4 of 329 comments (clear)

  1. Re:I always wanted to go to Australia by g0bshiTe · · Score: 5, Informative

    Of course you could still fly to NZ and perhaps take a cruise ship the rest of the way, just saying if you really wanted to go without a full body scan.

    --
    I am Bennett Haselton! I am Bennett Haselton!
  2. Sterilization by concealment · · Score: 5, Informative

    The radiation used in the scanners might also sterilize us.

    That way not only does the world learn that you have a miniscule penis, but they also know it's no longer a working one.

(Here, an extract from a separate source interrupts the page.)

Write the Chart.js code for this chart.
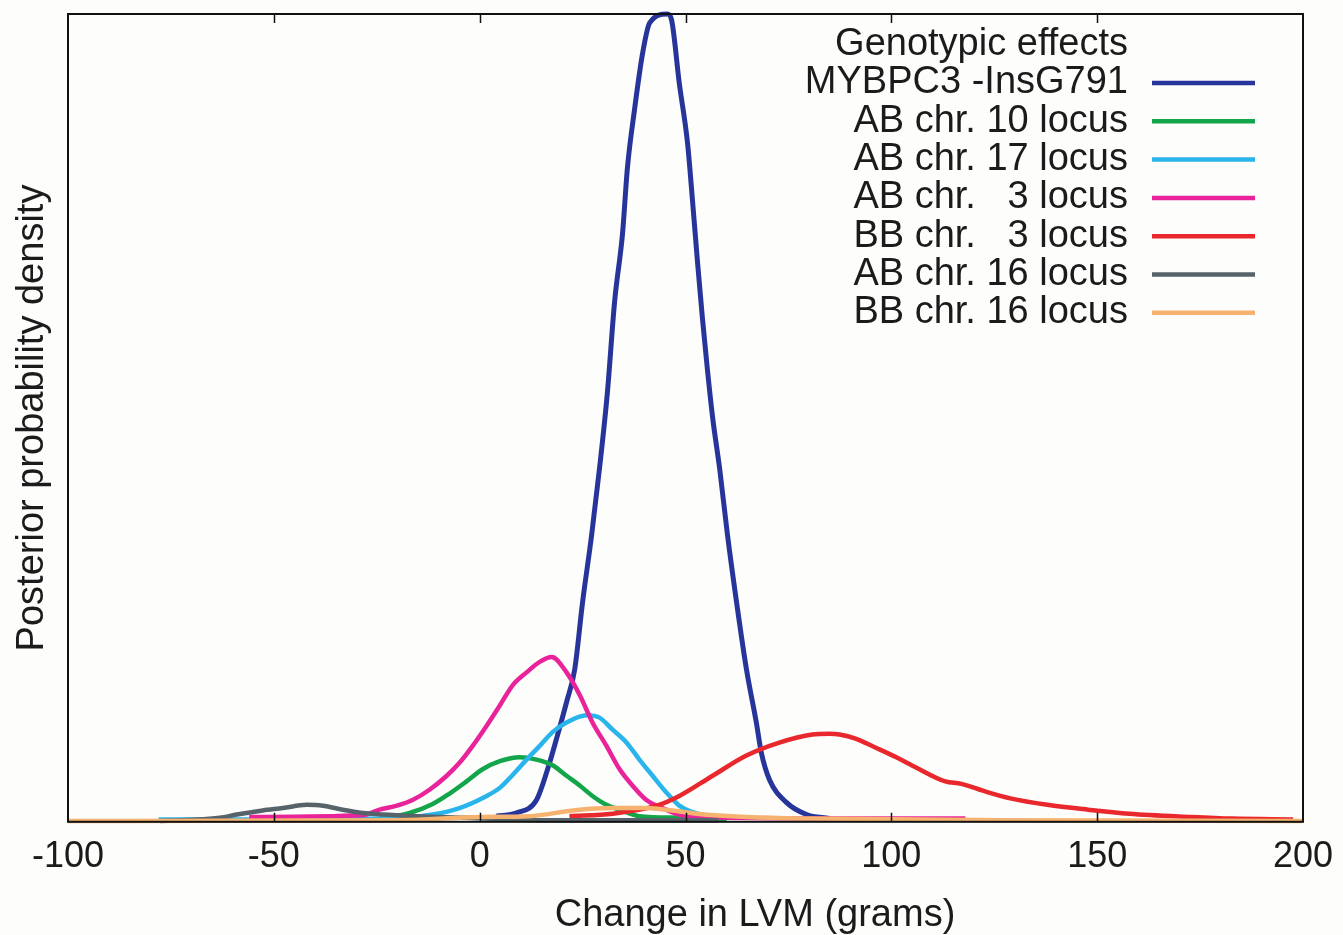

  3. Re:Who in the Aussie government got the kickback? by tgd · · Score: 5, Informative

    There are two kinds of body scanners -- XRay and terahertz. EU banned the former, not the latter.

    The picture in the article is a terahertz machine. That's what L-3 makes.

  4. Re:Government Contract in Search of a Problem? by Richard_at_work · · Score: 5, Informative

    The problem that it solves is the ability to fly aircraft to the USA - the US lays down the requirements for the security of flights that are flying to a US airport or over their airspace, and if the flights do not meet the requirements, tehy do not fly direct (see the issue of the Pakistan International Airlines issues where for a long long time after they bought their brand new Boeing 777s, they had to do a stop over in Manchester, UK on all Pakistan-USA flights, deboard the aircraft and everyone was put through UK security before the plane could depart for the US (the plane was also subject to search while the passengers were offloaded).

    If the security measures do not match up to what the US wants, you have problems flying to the US...

    Sure, its a self made problem, but its a problem none-the-less.